WHAT IS ASKED>
Search the data for the word "this". Reproduce every line where it is found.

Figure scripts
################
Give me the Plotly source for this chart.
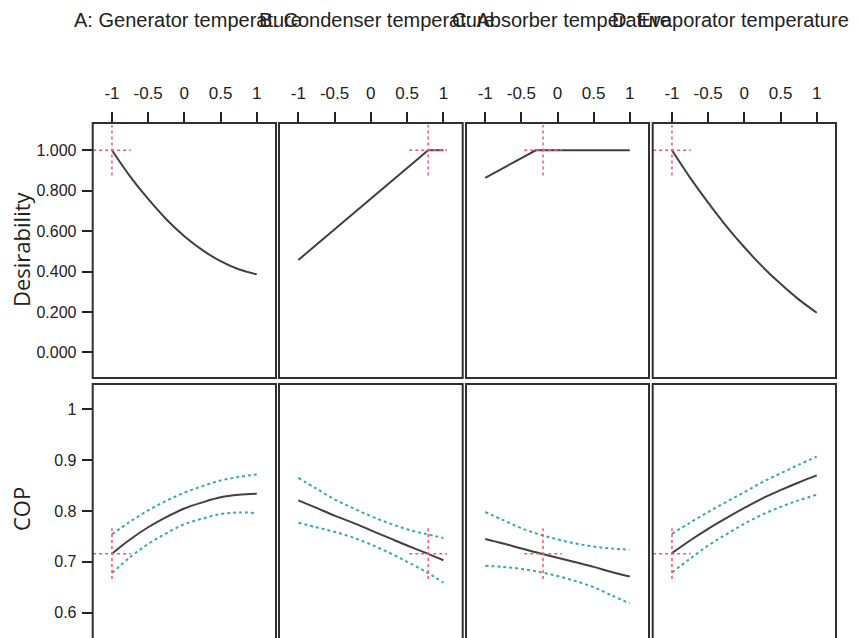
import plotly.graph_objects as go

# ---- data -------------------------------------------------------------
factor_titles = ["A: Generator temperature", "B: Condenser temperature",
                 "C: Absorber temperature", "D: Evaporator temperature"]

coded_x = [-1, -0.75, -0.5, -0.25, 0, 0.25, 0.5, 0.75, 1]

# predicted COP and its confidence band, one list per factor
cop_mean = [
    [0.716, 0.744, 0.768, 0.788, 0.805, 0.817, 0.827, 0.832, 0.834],
    [0.821, 0.806, 0.791, 0.777, 0.762, 0.747, 0.732, 0.718, 0.703],
    [0.745, 0.736, 0.726, 0.717, 0.708, 0.699, 0.690, 0.680, 0.671],
    [0.717, 0.742, 0.765, 0.786, 0.806, 0.825, 0.841, 0.856, 0.870],
]
cop_upper = [
    [0.754, 0.779, 0.801, 0.820, 0.836, 0.849, 0.860, 0.867, 0.872],
    [0.865, 0.844, 0.823, 0.806, 0.790, 0.776, 0.764, 0.755, 0.747],
    [0.798, 0.782, 0.766, 0.754, 0.744, 0.736, 0.730, 0.726, 0.724],
    [0.755, 0.777, 0.798, 0.818, 0.837, 0.857, 0.874, 0.891, 0.907],
]
cop_lower = [
    [0.678, 0.709, 0.735, 0.756, 0.774, 0.785, 0.794, 0.797, 0.796],
    [0.777, 0.768, 0.759, 0.748, 0.734, 0.718, 0.700, 0.681, 0.659],
    [0.692, 0.690, 0.686, 0.680, 0.672, 0.662, 0.650, 0.634, 0.618],
    [0.679, 0.706, 0.732, 0.754, 0.775, 0.793, 0.808, 0.821, 0.832],
]

# desirability traces, one list per factor
desir_x = [
    coded_x,
    [-1, -0.5, 0, 0.5, 0.79, 1],
    [-1, -0.5, -0.3, 0, 0.5, 1],
    coded_x,
]
desir_y = [
    [1.0, 0.871, 0.759, 0.659, 0.575, 0.506, 0.451, 0.411, 0.386],
    [0.457, 0.609, 0.761, 0.912, 1.0, 1.0],
    [0.864, 0.961, 1.0, 1.0, 1.0, 1.0],
    [1.0, 0.865, 0.741, 0.625, 0.52, 0.424, 0.339, 0.262, 0.196],
]
desir_shape = ["spline", "linear", "linear", "spline"]

# optimum factor settings and predicted response
setting = [-1.0, 0.79, -0.2, -1.0]
cop_at_setting = 0.716
desir_at_setting = 1.0

x_ticks = [-1, -0.5, 0, 0.5, 1]
x_ticktext = ["-1", "-0.5", "0", "0.5", "1"]
desir_ticks = [0, 0.2, 0.4, 0.6, 0.8, 1.0]
cop_ticks = [0.6, 0.7, 0.8, 0.9, 1.0]
cop_ticktext = ["0.6", "0.7", "0.8", "0.9", "1"]

# ---- styling ------------------------------------------------------------
W, H = 859, 638
col_px = [(92.7, 276.0), (279.0, 462.7), (466.0, 649.0), (652.7, 836.0)]
title_cx = [188, 377, 561, 730]
top_px = (123.0, 378.0)
bot_px = (384.0, 638.0)

MEAN_C = "#404040"
CI_C = "#3aa9ad"
CROSS_C = "#ee5a6a"
BORDER_C = "#303030"
TEXT_C = "#222"
SANS = "Liberation Sans, Arial, sans-serif"
ROUND = "Open Sans, Noto Sans, sans-serif"

X_RANGE = [-1.266, 1.266]
DESIR_RANGE = [-0.127, 1.135]
COP_RANGE = [0.55, 1.05]

ARM_X = 0.26
ARM_D = 0.125
ARM_COP = 0.05


def py(px):
    return 1 - px / H


fig = go.Figure()
layout = dict(
    width=W, height=H,
    margin=dict(l=0, r=0, t=0, b=0),
    paper_bgcolor="white", plot_bgcolor="white",
    showlegend=False,
)
shapes = []
annotations = []

for i in range(4):
    x0, x1 = col_px[i]
    dom_x = [x0 / W, x1 / W]
    for row in range(2):
        idx = i + 1 + 4 * row
        xa = "x" if idx == 1 else f"x{idx}"
        ya = "y" if idx == 1 else f"y{idx}"
        xkey = "xaxis" if idx == 1 else f"xaxis{idx}"
        ykey = "yaxis" if idx == 1 else f"yaxis{idx}"
        if row == 0:
            dom_y = [py(top_px[1]), py(top_px[0])]
        else:
            dom_y = [0.0, py(bot_px[0])]

        xaxis = dict(domain=dom_x, range=X_RANGE, anchor=ya,
                     showgrid=False, zeroline=False, showline=False,
                     fixedrange=True)
        if row == 0:
            xaxis.update(side="top", ticks="outside", ticklen=10,
                         tickwidth=1.5, tickcolor=TEXT_C,
                         tickvals=x_ticks, ticktext=x_ticktext,
                         tickfont=dict(family=SANS, size=17, color=TEXT_C),
                         ticklabelstandoff=6)
        else:
            xaxis.update(showticklabels=False, ticks="")
        layout[xkey] = xaxis

        yaxis = dict(domain=dom_y, anchor=xa, showgrid=False,
                     zeroline=False, showline=False, fixedrange=True,
                     range=DESIR_RANGE if row == 0 else COP_RANGE)
        if i == 0:
            yaxis.update(ticks="outside", ticklen=10, tickwidth=1.5,
                         tickcolor=TEXT_C,
                         tickfont=dict(family=SANS, size=16, color=TEXT_C),
                         ticklabelstandoff=2)
            if row == 0:
                yaxis.update(tickvals=desir_ticks, tickformat=".3f")
            else:
                yaxis.update(tickvals=cop_ticks, ticktext=cop_ticktext)
        else:
            yaxis.update(showticklabels=False, ticks="")
        layout[ykey] = yaxis

        # panel frame
        if row == 0:
            y0p, y1p = py(top_px[1]), py(top_px[0])
        else:
            y0p, y1p = -0.05, py(bot_px[0])
        shapes.append(dict(type="rect", xref="paper", yref="paper",
                           x0=x0 / W, x1=x1 / W, y0=y0p, y1=y1p,
                           line=dict(color=BORDER_C, width=2),
                           fillcolor="rgba(0,0,0,0)", layer="above"))

        if row == 0:
            # desirability curve
            fig.add_trace(go.Scatter(
                x=desir_x[i], y=desir_y[i], mode="lines",
                line=dict(color=MEAN_C, width=2, shape=desir_shape[i]),
                xaxis=xa, yaxis=ya, hoverinfo="skip"))
            sx, sy, dy = setting[i], desir_at_setting, ARM_D
        else:
            for band in (cop_upper[i], cop_lower[i]):
                fig.add_trace(go.Scatter(
                    x=coded_x, y=band, mode="lines",
                    line=dict(color=CI_C, width=2, dash="dot", shape="spline"),
                    xaxis=xa, yaxis=ya, hoverinfo="skip"))
            fig.add_trace(go.Scatter(
                x=coded_x, y=cop_mean[i], mode="lines",
                line=dict(color=MEAN_C, width=2, shape="spline"),
                xaxis=xa, yaxis=ya, hoverinfo="skip"))
            sx, sy, dy = setting[i], cop_at_setting, ARM_COP

        # crosshair at the optimum setting
        fig.add_trace(go.Scatter(
            x=[sx - ARM_X, sx + ARM_X, None, sx, sx],
            y=[sy, sy, None, sy - dy, sy + dy],
            mode="lines", line=dict(color=CROSS_C, width=1.5, dash="dot"),
            xaxis=xa, yaxis=ya, hoverinfo="skip", connectgaps=False))

    # factor title
    annotations.append(dict(
        text=factor_titles[i], xref="paper", yref="paper",
        x=title_cx[i] / W, y=py(20), xanchor="center", yanchor="middle",
        showarrow=False, font=dict(family=SANS, size=20, color=TEXT_C)))

annotations.append(dict(
    text="Desirability", xref="paper", yref="paper",
    x=21 / W, y=py(249), textangle=-90, xanchor="center", yanchor="middle",
    showarrow=False, font=dict(family=ROUND, size=22, color=TEXT_C)))
annotations.append(dict(
    text="COP", xref="paper", yref="paper",
    x=21 / W, y=py(509), textangle=-90, xanchor="center", yanchor="middle",
    showarrow=False, font=dict(family=ROUND, size=22, color=TEXT_C)))

layout["shapes"] = shapes
layout["annotations"] = annotations
fig.update_layout(**layout)

fig.write_html("out.html")
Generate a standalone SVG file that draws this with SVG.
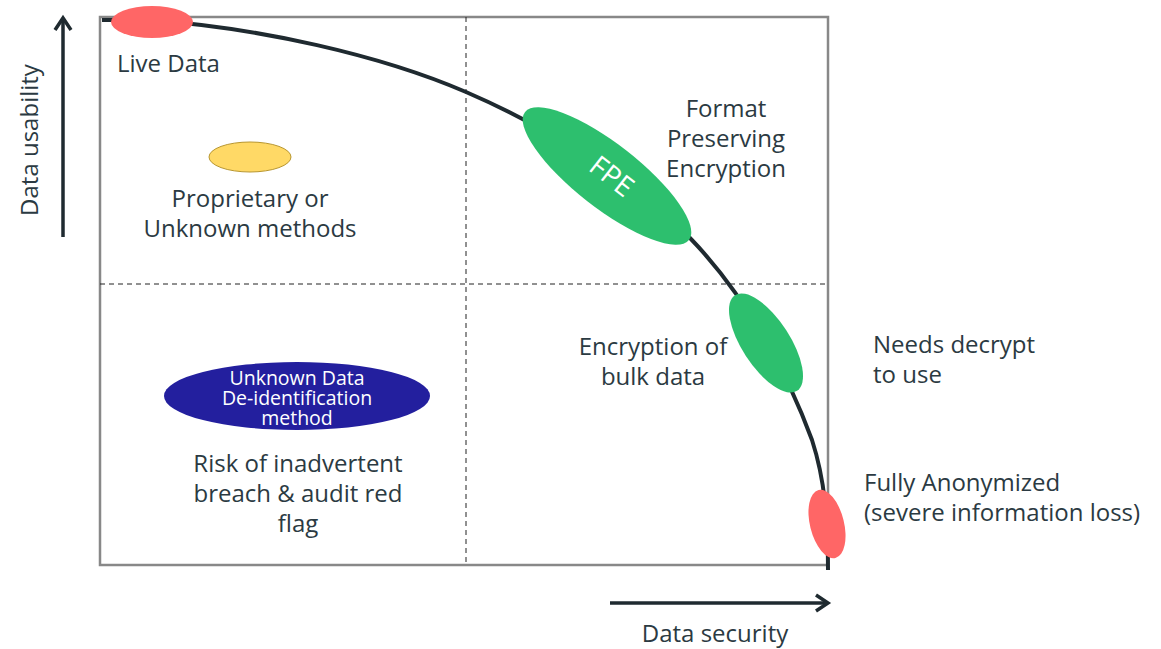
<svg xmlns="http://www.w3.org/2000/svg" width="1161" height="649" viewBox="0 0 1161 649">
<defs>
<style>
.t{font-family:"Open Sans","Noto Sans",sans-serif;font-size:24px;fill:#2b3a42}
.c{text-anchor:middle}
.w{font-family:"Open Sans","Noto Sans",sans-serif;fill:#ffffff;text-anchor:middle}
.dash{stroke:#222;stroke-width:1;stroke-dasharray:5,4;fill:none}
.axis{stroke:#1f2a30;stroke-width:3.5;fill:none}
</style>
</defs>
<rect width="1161" height="649" fill="#ffffff"/>
<g id="frame">
<rect x="100" y="17" width="728" height="548" fill="none" stroke="#888888" stroke-width="2.5"/>
<line class="dash" x1="466" y1="17" x2="466" y2="565"/>
<line class="dash" x1="100" y1="284" x2="828" y2="284"/>
</g>
<g id="connectors">
<path d="M102,20 L150,20 C260,28 380,55 466,92 C540,124 620,170 690,238 C750,300 790,380 812,440 C825,480 828,520 828,570" fill="none" stroke="#1f2a30" stroke-width="4"/>
<path class="axis" d="M63,237 L63,18"/>
<path d="M55,30 L63,18 L71,30" fill="none" stroke="#1f2a30" stroke-width="3.5"/>
<path class="axis" d="M610,603 L828,603"/>
<path d="M816,595 L828,603 L816,611" fill="none" stroke="#1f2a30" stroke-width="3.5"/>
</g>
<g id="live-data">
<ellipse cx="152" cy="22" rx="41" ry="16" fill="#ff6666"/>
<text class="t" x="117" y="72">Live Data</text>
</g>
<g id="proprietary">
<ellipse cx="250" cy="157" rx="41" ry="15" fill="#ffd966" stroke="#b8962e" stroke-width="1"/>
<text class="t c" x="250" y="207">Proprietary or</text>
<text class="t c" x="250" y="237">Unknown methods</text>
</g>
<g id="fpe">
<ellipse cx="607" cy="176" rx="104" ry="32" transform="rotate(38 607 176)" fill="#2dbf6e"/>
<text class="w" x="612" y="186" font-size="28" transform="rotate(38 612 176)">FPE</text>
<text class="t c" x="726" y="117">Format</text>
<text class="t c" x="726" y="147">Preserving</text>
<text class="t c" x="726" y="177">Encryption</text>
</g>
<g id="bulk">
<ellipse cx="766" cy="343" rx="57" ry="24" transform="rotate(57 766 343)" fill="#2dbf6e"/>
<text class="t c" x="653" y="355">Encryption of</text>
<text class="t c" x="653" y="385">bulk data</text>
</g>
<g id="decrypt">
<text class="t" x="873" y="353">Needs decrypt</text>
<text class="t" x="873" y="383">to use</text>
</g>
<g id="anonymized">
<ellipse cx="827" cy="524" rx="17" ry="35" transform="rotate(-14 827 524)" fill="#ff6666"/>
<text class="t" x="864" y="491">Fully Anonymized</text>
<text class="t" x="864" y="521">(severe information loss)</text>
</g>
<g id="unknown">
<ellipse cx="297" cy="396" rx="133" ry="34" fill="#231f9e"/>
<text class="w" x="297" y="385" font-size="19.5">Unknown Data</text>
<text class="w" x="297" y="405" font-size="19.5">De-identification</text>
<text class="w" x="297" y="425" font-size="19.5">method</text>
<text class="t c" x="298" y="472">Risk of inadvertent</text>
<text class="t c" x="298" y="502">breach &amp; audit red</text>
<text class="t c" x="298" y="532">flag</text>
</g>
<g id="axis-labels">
<text class="t c" x="715" y="642">Data security</text>
<text class="t c" transform="translate(38,140) rotate(-90)">Data usability</text>
</g>
</svg>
################
EXERCISE OUTPUT>
Give me the Plotly source for this chart.
Generate a standalone SVG file that draws this with SVG.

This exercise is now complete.